SHORT TASK - Without the pictures, output the lines of the material from the very first through the one that holds "import matplotlib.pyplot as plt".

======== DATA SEGMENT ========

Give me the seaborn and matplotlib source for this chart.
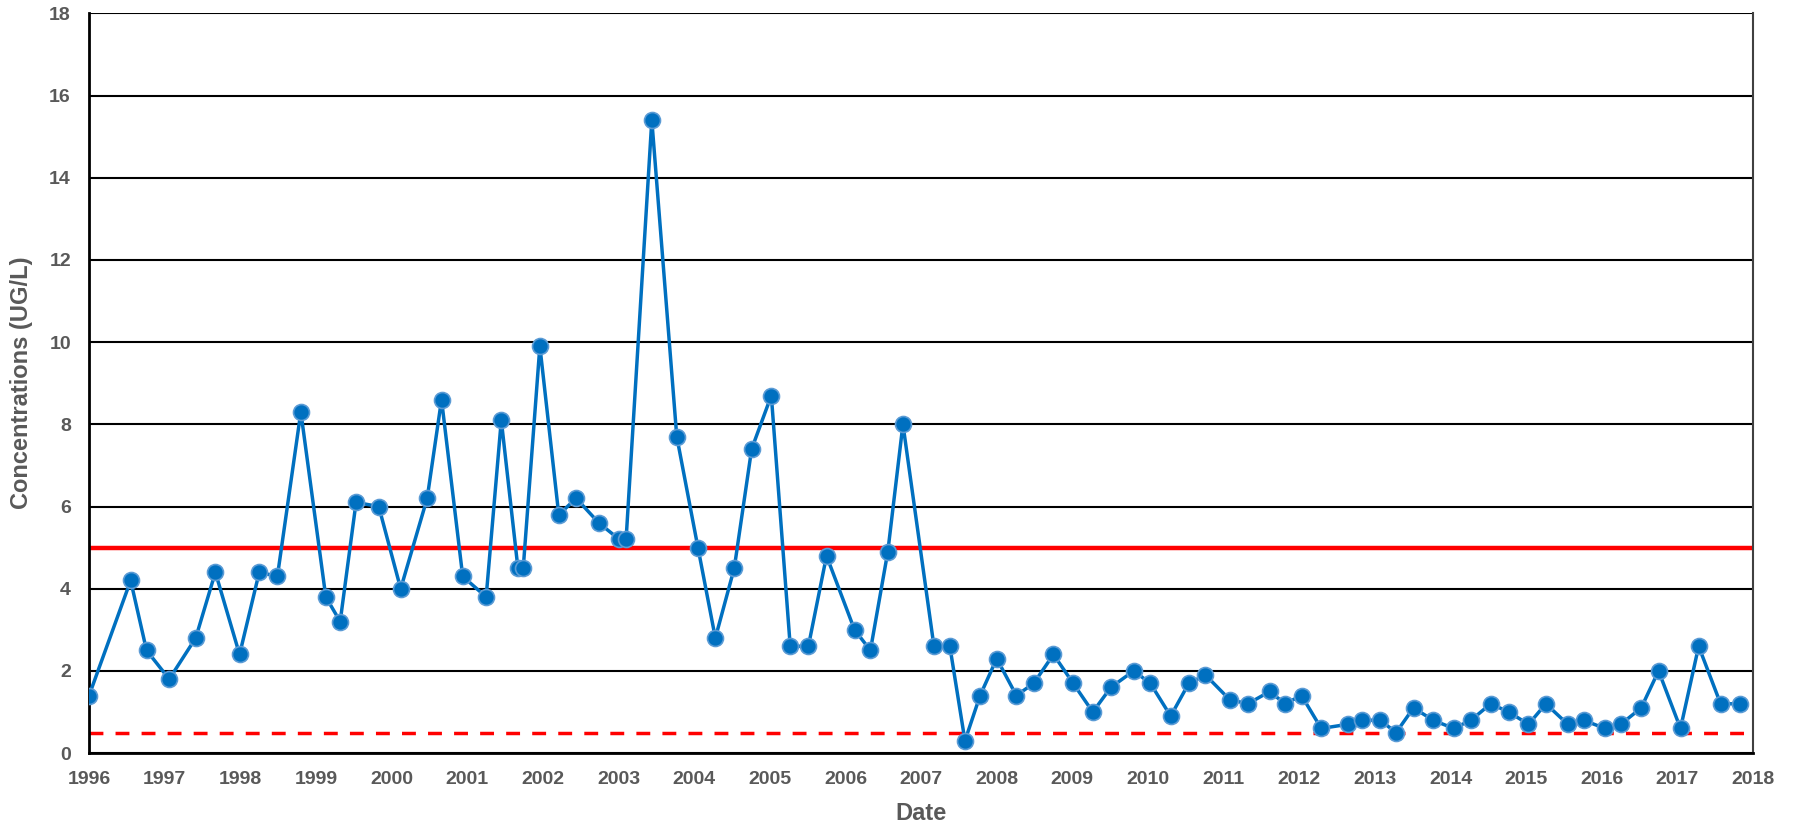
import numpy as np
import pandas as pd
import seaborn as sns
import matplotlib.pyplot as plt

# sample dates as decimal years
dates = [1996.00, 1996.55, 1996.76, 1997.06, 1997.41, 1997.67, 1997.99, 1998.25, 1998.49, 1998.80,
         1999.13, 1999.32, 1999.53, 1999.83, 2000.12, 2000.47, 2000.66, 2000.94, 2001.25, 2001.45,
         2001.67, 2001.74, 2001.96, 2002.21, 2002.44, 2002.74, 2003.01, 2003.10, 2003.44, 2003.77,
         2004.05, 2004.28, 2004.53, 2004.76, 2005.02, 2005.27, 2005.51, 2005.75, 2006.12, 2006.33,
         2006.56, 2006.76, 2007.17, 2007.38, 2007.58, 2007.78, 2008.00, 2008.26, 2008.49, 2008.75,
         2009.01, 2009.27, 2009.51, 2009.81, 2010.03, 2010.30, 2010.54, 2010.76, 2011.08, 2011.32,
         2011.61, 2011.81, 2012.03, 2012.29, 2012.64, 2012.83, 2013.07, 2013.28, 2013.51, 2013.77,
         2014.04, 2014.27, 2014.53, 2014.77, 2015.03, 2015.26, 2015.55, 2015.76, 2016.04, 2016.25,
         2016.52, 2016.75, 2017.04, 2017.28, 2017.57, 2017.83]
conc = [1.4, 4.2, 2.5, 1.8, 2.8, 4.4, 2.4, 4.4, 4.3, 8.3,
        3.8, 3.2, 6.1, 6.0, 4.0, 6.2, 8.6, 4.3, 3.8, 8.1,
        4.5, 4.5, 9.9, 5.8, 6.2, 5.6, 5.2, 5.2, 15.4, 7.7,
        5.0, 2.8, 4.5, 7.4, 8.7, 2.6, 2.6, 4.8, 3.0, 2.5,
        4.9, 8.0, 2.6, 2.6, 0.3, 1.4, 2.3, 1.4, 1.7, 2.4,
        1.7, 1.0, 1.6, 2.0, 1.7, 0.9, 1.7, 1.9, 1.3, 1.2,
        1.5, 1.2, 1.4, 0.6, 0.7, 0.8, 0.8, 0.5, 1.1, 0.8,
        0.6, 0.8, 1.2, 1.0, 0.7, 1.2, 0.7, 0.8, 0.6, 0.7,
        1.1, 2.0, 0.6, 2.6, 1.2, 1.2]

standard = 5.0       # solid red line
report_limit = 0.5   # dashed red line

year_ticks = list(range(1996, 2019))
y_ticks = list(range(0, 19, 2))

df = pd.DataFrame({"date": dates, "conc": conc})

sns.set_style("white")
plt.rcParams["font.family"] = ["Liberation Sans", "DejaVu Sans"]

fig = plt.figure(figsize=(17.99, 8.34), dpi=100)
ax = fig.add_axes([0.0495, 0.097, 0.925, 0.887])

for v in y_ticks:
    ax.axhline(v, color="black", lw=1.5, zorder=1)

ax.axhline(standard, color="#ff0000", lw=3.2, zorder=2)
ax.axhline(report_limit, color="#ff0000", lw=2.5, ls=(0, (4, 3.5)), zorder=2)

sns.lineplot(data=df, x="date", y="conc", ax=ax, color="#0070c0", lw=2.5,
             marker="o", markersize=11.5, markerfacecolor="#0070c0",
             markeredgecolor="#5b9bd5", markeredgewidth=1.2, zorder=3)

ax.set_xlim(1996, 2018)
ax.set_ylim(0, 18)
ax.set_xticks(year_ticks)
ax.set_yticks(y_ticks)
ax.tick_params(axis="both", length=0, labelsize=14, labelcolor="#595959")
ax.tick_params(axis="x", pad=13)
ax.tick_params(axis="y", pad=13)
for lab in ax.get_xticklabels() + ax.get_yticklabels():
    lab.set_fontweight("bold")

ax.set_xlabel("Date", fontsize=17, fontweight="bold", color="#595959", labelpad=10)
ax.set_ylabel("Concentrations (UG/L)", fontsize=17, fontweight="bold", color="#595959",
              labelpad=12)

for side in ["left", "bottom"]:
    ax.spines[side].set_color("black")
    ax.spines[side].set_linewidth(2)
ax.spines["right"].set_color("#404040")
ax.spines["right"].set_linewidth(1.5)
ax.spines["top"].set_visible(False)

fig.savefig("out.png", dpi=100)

========

RESULT FOR THIS TASK -
Give me the seaborn and matplotlib source for this chart.
import numpy as np
import pandas as pd
import seaborn as sns
import matplotlib.pyplot as plt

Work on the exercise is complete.